A Nationwide prison strike began on August 21 in response to a prison fight at Lee Correctional Institution in South Carolina earlier this year that ended with seven inmates losing their lives.
With prisoners in at least 17 states participating, this strike has the potential to shed light on the vast room for improvement in the criminal justice system. This 19-day strike will go until September 9 and has been said to include labor and hunger strikes.
The Incarcerated Workers Organizing Committee (IWOC) has taken on a lead role in this strike and gives allies the tools on their website to support the campaign to end prison slavery.
The IWOC is a prision-led section of Industrial Workers of the World who strive to end prison slavery with the help of outside allies.
Slavery may have been abolished in the United States in 1865 along with the passing of the 13th amendment to the U.S. Constitution, but the amendment also states that, “neither slavery nor involuntary servitude, except as punishment for crime whereof the party shall been duly convicted, shall exist within the United States.”
This can explain why people in prison can be paid a fraction of what the average worker would make for doing similar, if not the same, work.
According to the Prison Policy Initiative, the highest per hour average wage of a prisoner in 2017 for a regular, non-industry job was 63 cents and for a correctional industry, state owned business it was $1.41.
Recently, during California’s raging wildfires, The California Department of Corrections and Rehabilitation tweeted how more than 2,000 volunteer inmate firefighters were on scene.
The San Diego Union Tribune reported that these volunteer inmate firefighters are only paid $2 dollars a day plus $1 an hour which is extremely low in comparison to other firefighters.

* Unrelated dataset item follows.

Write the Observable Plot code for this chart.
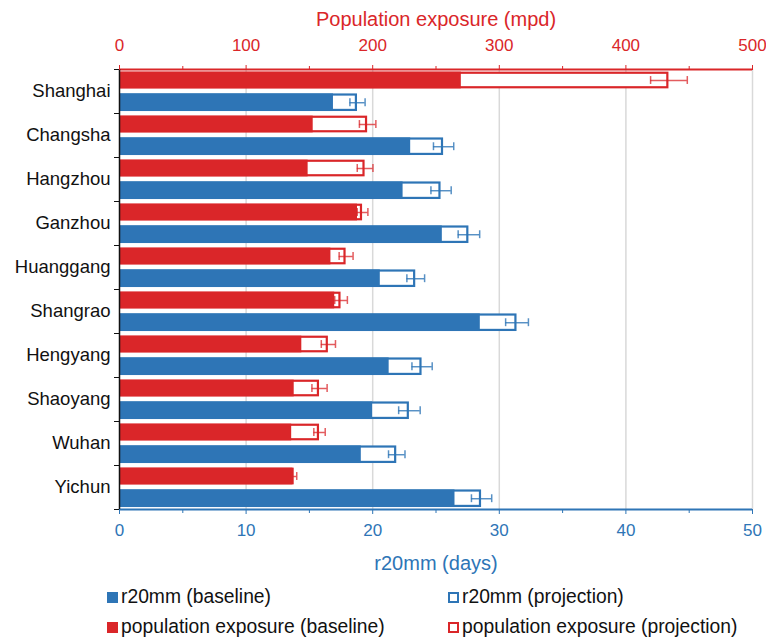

These people putting their lives on the line might be inmates, but that shouldn’t discount the value that is placed on their lives when they are working a dangerous environment.
Amani Sawari, a spokesperson for the protests, told Vox that, “Every single field and industry is affected on some level by prisons, from our license plates to the fast food that we eat to the stores that we shop at. So we really need to recognize how we are supporting the prison industrial complex through the dollars that we spend.”
Inmates are demanding “the prevailing wage in their state or territory for their labor,” but there are other aspects to consider.
Inmates do not have to pay for rent, utilities or food in comparison to those earning minimum wage outside of prison. It would seem unfair to offer inmates the same job opportunities as those who are not in prison.
Paying inmates minimum or average wage for their labor would require massive budget changes for state-owned correctional industry businesses.
This would essentially break down the Prison Industrial Complex, which is described by The Empty Cages Collective as “the overlapping interests of government and industry that use surveillance, policing and imprisonment as solutions to economic, social and political problems.”
There should be an understanding that inmates need increased wages since they play an important part in many industries, but that their wages should not parallel minimum or average wage.
This wage increase would have to be budgeted and would not be immediate. Many other demands made by the prisoners are related to budgets and systematic racism within the system itself.
Unfortunately, their list of demands cannot be met overnight and would take legislative action and systemic change to achieve.
According to the IWOC website, “it will take a mass movement – inside and out – to abolish prison slavery.”